DIRECTIONS FOR THIS TASK:
Quote every line as written. Omit pictures.
== SUPPLIED MATERIAL
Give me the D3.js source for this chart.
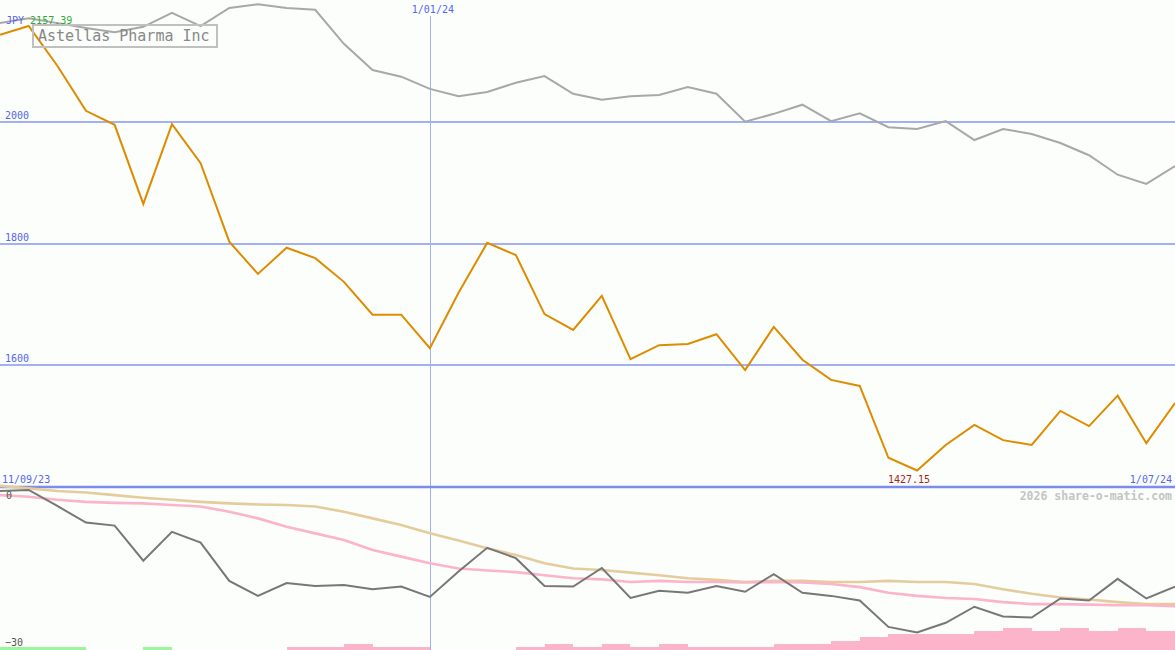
<!DOCTYPE html>
<html><head><meta charset="utf-8">
<script src="https://cdn.jsdelivr.net/npm/d3@7"></script>
<style>
html,body{margin:0;padding:0;background:#fbfefb;}
svg{display:block;}
text{font-family:"DejaVu Sans Mono",monospace;}
</style></head>
<body><svg id="c" width="1175" height="650"></svg>
<script>
// ---- data ----
const title = "Astellas Pharma Inc";
const currency = "JPY";
const dateLabels = ["11/09/23", "1/01/24", "1/07/24"];
const dateLabelIdx = [0, 15, 41];
const priceTicks = [1600, 1800, 2000];
const lowerTicks = [0, -30];
const price = [2143, 2157.39, 2092, 2018, 1995, 1865, 1996, 1932, 1803, 1750, 1793, 1776, 1737, 1683, 1683, 1628, 1719, 1801, 1781, 1684, 1658, 1714, 1610, 1633, 1635, 1651, 1592, 1663, 1609, 1576, 1566, 1448, 1427.15, 1469, 1502, 1477, 1469, 1525, 1500, 1550, 1472, 1538];
const indexLine = [2162, 2170, 2162, 2154, 2147, 2156, 2179, 2157, 2187, 2193, 2187, 2184, 2128, 2085, 2074, 2054, 2042, 2049, 2064, 2075, 2046, 2036, 2042, 2044, 2057, 2046, 2000, 2013, 2028, 2001, 2014, 1991, 1988, 2001, 1970, 1988, 1980, 1965, 1945, 1913, 1898, 1927];
const relPerf = [0, 0.2, -2.9, -6.1, -6.7, -13.5, -7.9, -10.0, -17.4, -20.3, -17.8, -18.4, -18.2, -19.0, -18.5, -20.5, -15.6, -11.0, -13.0, -18.4, -18.5, -14.9, -20.7, -19.3, -19.7, -18.4, -19.5, -16.1, -19.7, -20.3, -21.2, -26.3, -27.4, -25.5, -22.4, -24.3, -24.5, -20.8, -21.2, -17.0, -20.8, -18.5];
const maLong = [1.0, 0.5, 0, -0.3, -0.8, -1.3, -1.7, -2.1, -2.4, -2.6, -2.7, -3.0, -4.0, -5.3, -6.6, -8.2, -9.6, -11.1, -12.4, -14.0, -15.0, -15.3, -15.8, -16.3, -16.9, -17.2, -17.6, -17.4, -17.4, -17.6, -17.6, -17.4, -17.6, -17.6, -18.0, -19.0, -19.9, -20.6, -21.0, -21.5, -21.9, -21.9];
const maShort = [-0.8, -1.1, -1.7, -2.1, -2.3, -2.4, -2.7, -3.0, -4.0, -5.3, -6.9, -8.2, -9.5, -11.4, -12.7, -14.0, -15.0, -15.4, -15.7, -16.3, -16.9, -17.1, -17.6, -17.4, -17.6, -17.6, -17.7, -17.6, -17.7, -18.0, -18.6, -19.7, -20.3, -20.7, -20.9, -21.5, -21.9, -21.9, -22.0, -22.1, -22.1, -22.3];
const barValues = [1, 1, 1, 0, 0, 1, 0, 0, 0, 0, -1, -1, -2, -1, -1, 0, 0, 0, -1, -2, -1, -2, -1, -2, -1, -1, -1, -2, -2, -3, -4, -5, -5, -5, -6, -7, -6, -7, -6, -7, -6];
const watermark = "2026 share-o-matic.com";

// ---- chart ----
const W = 1175, H = 650;
const svg = d3.select("#c");
const n = price.length;
const x = d3.scaleLinear().domain([0, n - 1]).range([0, W]);
const y = d3.scaleLinear().domain([1400, 2200]).range([487, 0]);
const y2 = d3.scaleLinear().domain([-30, 0]).range([646, 491]);
const yb = d3.scaleLinear().domain([0, 7]).range([650, 628]);

svg.append("rect").attr("width", W).attr("height", H).attr("fill", "#fbfefb");

// horizontal gridlines
svg.selectAll("line.grid").data(priceTicks).join("line")
  .attr("x1", 0).attr("x2", W)
  .attr("y1", d => Math.round(y(d))).attr("y2", d => Math.round(y(d)))
  .attr("stroke", "#a3b1f2").attr("stroke-width", 2).attr("shape-rendering", "crispEdges");
svg.selectAll("text.grid").data(priceTicks).join("text")
  .attr("x", 5).attr("y", d => Math.round(y(d)) - 3)
  .attr("font-size", 10).attr("fill", "#5566ee").text(d => d);

// vertical date line
svg.append("line")
  .attr("x1", Math.round(x(dateLabelIdx[1])) + 0.5).attr("x2", Math.round(x(dateLabelIdx[1])) + 0.5)
  .attr("y1", 16).attr("y2", H)
  .attr("stroke", "#a6b0f0").attr("stroke-width", 1);

// bottom axis line
svg.append("line").attr("x1", 0).attr("x2", W).attr("y1", 487).attr("y2", 487)
  .attr("stroke", "#7b8bee").attr("stroke-width", 2.5);

// bars
svg.selectAll("rect.bar").data(barValues).join("rect")
  .attr("x", (d, i) => Math.round(x(i)))
  .attr("width", (d, i) => Math.round(x(i + 1)) - Math.round(x(i)))
  .attr("y", d => yb(Math.abs(d)))
  .attr("height", d => 650 - yb(Math.abs(d)))
  .attr("fill", d => d > 0 ? "#9cf59c" : "#fbb4c9")
  .attr("shape-rendering", "crispEdges");

const line = (ys, data) => d3.line().x((d, i) => x(i)).y(d => ys(d))(data);

// lower panel lines
svg.append("path").attr("d", line(y2, maLong)).attr("fill", "none").attr("stroke", "#e5cc9c").attr("stroke-width", 2.6);
svg.append("path").attr("d", line(y2, maShort)).attr("fill", "none").attr("stroke", "#fbb4c9").attr("stroke-width", 2.6);
svg.append("path").attr("d", line(y2, relPerf)).attr("fill", "none").attr("stroke", "#777777").attr("stroke-width", 2);

svg.selectAll("text.low").data(lowerTicks).join("text")
  .attr("x", d => d === 0 ? 6 : 5).attr("y", d => d === 0 ? 499 : 646)
  .attr("font-size", 10).attr("fill", "#555").text(d => d === 0 ? "0" : "\u221230");

// main lines
svg.append("path").attr("d", line(y, indexLine)).attr("fill", "none").attr("stroke", "#a8a8a8").attr("stroke-width", 2);
svg.append("path").attr("d", line(y, price)).attr("fill", "none").attr("stroke", "#dd8c00").attr("stroke-width", 2);

// title box
svg.append("rect").attr("x", 33).attr("y", 25).attr("width", 184).attr("height", 22)
  .attr("fill", "none").attr("stroke", "#c0c0c0").attr("stroke-width", 2);
svg.append("text").attr("x", 38).attr("y", 41).attr("font-size", 15).attr("fill", "#888").text(title);

// max label
const maxI = d3.maxIndex(price), minI = d3.minIndex(price);
const tl = svg.append("text").attr("x", 6).attr("y", 24).attr("font-size", 10);
tl.append("tspan").attr("fill", "#5566ee").text(currency + " ");
tl.append("tspan").attr("fill", "#33aa33").text(price[maxI].toFixed(2));

// min label
svg.append("text").attr("x", x(minI) - 8).attr("y", 483).attr("text-anchor", "middle")
  .attr("font-size", 10).attr("fill", "#aa2222").text(price[minI].toFixed(2));

// date labels
svg.append("text").attr("x", 2).attr("y", 483).attr("font-size", 10).attr("fill", "#5566ee").text(dateLabels[0]);
svg.append("text").attr("x", x(dateLabelIdx[1]) + 3).attr("y", 13).attr("text-anchor", "middle").attr("font-size", 10).attr("fill", "#5566ee").text(dateLabels[1]);
svg.append("text").attr("x", 1172).attr("y", 483).attr("text-anchor", "end").attr("font-size", 10).attr("fill", "#5566ee").text(dateLabels[2]);

// watermark
svg.append("text").attr("x", 1172).attr("y", 500).attr("text-anchor", "end")
  .attr("font-size", 11.5).attr("font-weight", "bold").attr("fill", "#c4c4c4").text(watermark);
</script></body></html>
====
SOLUTION:
Give me the D3.js source for this chart.
<!DOCTYPE html>
<html><head><meta charset="utf-8">
<script src="https://cdn.jsdelivr.net/npm/d3@7"></script>
<style>
html,body{margin:0;padding:0;background:#fbfefb;}
svg{display:block;}
text{font-family:"DejaVu Sans Mono",monospace;}
</style></head>
<body><svg id="c" width="1175" height="650"></svg>
<script>
// ---- data ----
const title = "Astellas Pharma Inc";
const currency = "JPY";
const dateLabels = ["11/09/23", "1/01/24", "1/07/24"];
const dateLabelIdx = [0, 15, 41];
const priceTicks = [1600, 1800, 2000];
const lowerTicks = [0, -30];
const price = [2143, 2157.39, 2092, 2018, 1995, 1865, 1996, 1932, 1803, 1750, 1793, 1776, 1737, 1683, 1683, 1628, 1719, 1801, 1781, 1684, 1658, 1714, 1610, 1633, 1635, 1651, 1592, 1663, 1609, 1576, 1566, 1448, 1427.15, 1469, 1502, 1477, 1469, 1525, 1500, 1550, 1472, 1538];
const indexLine = [2162, 2170, 2162, 2154, 2147, 2156, 2179, 2157, 2187, 2193, 2187, 2184, 2128, 2085, 2074, 2054, 2042, 2049, 2064, 2075, 2046, 2036, 2042, 2044, 2057, 2046, 2000, 2013, 2028, 2001, 2014, 1991, 1988, 2001, 1970, 1988, 1980, 1965, 1945, 1913, 1898, 1927];
const relPerf = [0, 0.2, -2.9, -6.1, -6.7, -13.5, -7.9, -10.0, -17.4, -20.3, -17.8, -18.4, -18.2, -19.0, -18.5, -20.5, -15.6, -11.0, -13.0, -18.4, -18.5, -14.9, -20.7, -19.3, -19.7, -18.4, -19.5, -16.1, -19.7, -20.3, -21.2, -26.3, -27.4, -25.5, -22.4, -24.3, -24.5, -20.8, -21.2, -17.0, -20.8, -18.5];
const maLong = [1.0, 0.5, 0, -0.3, -0.8, -1.3, -1.7, -2.1, -2.4, -2.6, -2.7, -3.0, -4.0, -5.3, -6.6, -8.2, -9.6, -11.1, -12.4, -14.0, -15.0, -15.3, -15.8, -16.3, -16.9, -17.2, -17.6, -17.4, -17.4, -17.6, -17.6, -17.4, -17.6, -17.6, -18.0, -19.0, -19.9, -20.6, -21.0, -21.5, -21.9, -21.9];
const maShort = [-0.8, -1.1, -1.7, -2.1, -2.3, -2.4, -2.7, -3.0, -4.0, -5.3, -6.9, -8.2, -9.5, -11.4, -12.7, -14.0, -15.0, -15.4, -15.7, -16.3, -16.9, -17.1, -17.6, -17.4, -17.6, -17.6, -17.7, -17.6, -17.7, -18.0, -18.6, -19.7, -20.3, -20.7, -20.9, -21.5, -21.9, -21.9, -22.0, -22.1, -22.1, -22.3];
const barValues = [1, 1, 1, 0, 0, 1, 0, 0, 0, 0, -1, -1, -2, -1, -1, 0, 0, 0, -1, -2, -1, -2, -1, -2, -1, -1, -1, -2, -2, -3, -4, -5, -5, -5, -6, -7, -6, -7, -6, -7, -6];
const watermark = "2026 share-o-matic.com";

// ---- chart ----
const W = 1175, H = 650;
const svg = d3.select("#c");
const n = price.length;
const x = d3.scaleLinear().domain([0, n - 1]).range([0, W]);
const y = d3.scaleLinear().domain([1400, 2200]).range([487, 0]);
const y2 = d3.scaleLinear().domain([-30, 0]).range([646, 491]);
const yb = d3.scaleLinear().domain([0, 7]).range([650, 628]);

svg.append("rect").attr("width", W).attr("height", H).attr("fill", "#fbfefb");

// horizontal gridlines
svg.selectAll("line.grid").data(priceTicks).join("line")
  .attr("x1", 0).attr("x2", W)
  .attr("y1", d => Math.round(y(d))).attr("y2", d => Math.round(y(d)))
  .attr("stroke", "#a3b1f2").attr("stroke-width", 2).attr("shape-rendering", "crispEdges");
svg.selectAll("text.grid").data(priceTicks).join("text")
  .attr("x", 5).attr("y", d => Math.round(y(d)) - 3)
  .attr("font-size", 10).attr("fill", "#5566ee").text(d => d);

// vertical date line
svg.append("line")
  .attr("x1", Math.round(x(dateLabelIdx[1])) + 0.5).attr("x2", Math.round(x(dateLabelIdx[1])) + 0.5)
  .attr("y1", 16).attr("y2", H)
  .attr("stroke", "#a6b0f0").attr("stroke-width", 1);

// bottom axis line
svg.append("line").attr("x1", 0).attr("x2", W).attr("y1", 487).attr("y2", 487)
  .attr("stroke", "#7b8bee").attr("stroke-width", 2.5);

// bars
svg.selectAll("rect.bar").data(barValues).join("rect")
  .attr("x", (d, i) => Math.round(x(i)))
  .attr("width", (d, i) => Math.round(x(i + 1)) - Math.round(x(i)))
  .attr("y", d => yb(Math.abs(d)))
  .attr("height", d => 650 - yb(Math.abs(d)))
  .attr("fill", d => d > 0 ? "#9cf59c" : "#fbb4c9")
  .attr("shape-rendering", "crispEdges");

const line = (ys, data) => d3.line().x((d, i) => x(i)).y(d => ys(d))(data);

// lower panel lines
svg.append("path").attr("d", line(y2, maLong)).attr("fill", "none").attr("stroke", "#e5cc9c").attr("stroke-width", 2.6);
svg.append("path").attr("d", line(y2, maShort)).attr("fill", "none").attr("stroke", "#fbb4c9").attr("stroke-width", 2.6);
svg.append("path").attr("d", line(y2, relPerf)).attr("fill", "none").attr("stroke", "#777777").attr("stroke-width", 2);

svg.selectAll("text.low").data(lowerTicks).join("text")
  .attr("x", d => d === 0 ? 6 : 5).attr("y", d => d === 0 ? 499 : 646)
  .attr("font-size", 10).attr("fill", "#555").text(d => d === 0 ? "0" : "\u221230");

// main lines
svg.append("path").attr("d", line(y, indexLine)).attr("fill", "none").attr("stroke", "#a8a8a8").attr("stroke-width", 2);
svg.append("path").attr("d", line(y, price)).attr("fill", "none").attr("stroke", "#dd8c00").attr("stroke-width", 2);

// title box
svg.append("rect").attr("x", 33).attr("y", 25).attr("width", 184).attr("height", 22)
  .attr("fill", "none").attr("stroke", "#c0c0c0").attr("stroke-width", 2);
svg.append("text").attr("x", 38).attr("y", 41).attr("font-size", 15).attr("fill", "#888").text(title);

// max label
const maxI = d3.maxIndex(price), minI = d3.minIndex(price);
const tl = svg.append("text").attr("x", 6).attr("y", 24).attr("font-size", 10);
tl.append("tspan").attr("fill", "#5566ee").text(currency + " ");
tl.append("tspan").attr("fill", "#33aa33").text(price[maxI].toFixed(2));

// min label
svg.append("text").attr("x", x(minI) - 8).attr("y", 483).attr("text-anchor", "middle")
  .attr("font-size", 10).attr("fill", "#aa2222").text(price[minI].toFixed(2));

// date labels
svg.append("text").attr("x", 2).attr("y", 483).attr("font-size", 10).attr("fill", "#5566ee").text(dateLabels[0]);
svg.append("text").attr("x", x(dateLabelIdx[1]) + 3).attr("y", 13).attr("text-anchor", "middle").attr("font-size", 10).attr("fill", "#5566ee").text(dateLabels[1]);
svg.append("text").attr("x", 1172).attr("y", 483).attr("text-anchor", "end").attr("font-size", 10).attr("fill", "#5566ee").text(dateLabels[2]);

// watermark
svg.append("text").attr("x", 1172).attr("y", 500).attr("text-anchor", "end")
  .attr("font-size", 11.5).attr("font-weight", "bold").attr("fill", "#c4c4c4").text(watermark);
</script></body></html>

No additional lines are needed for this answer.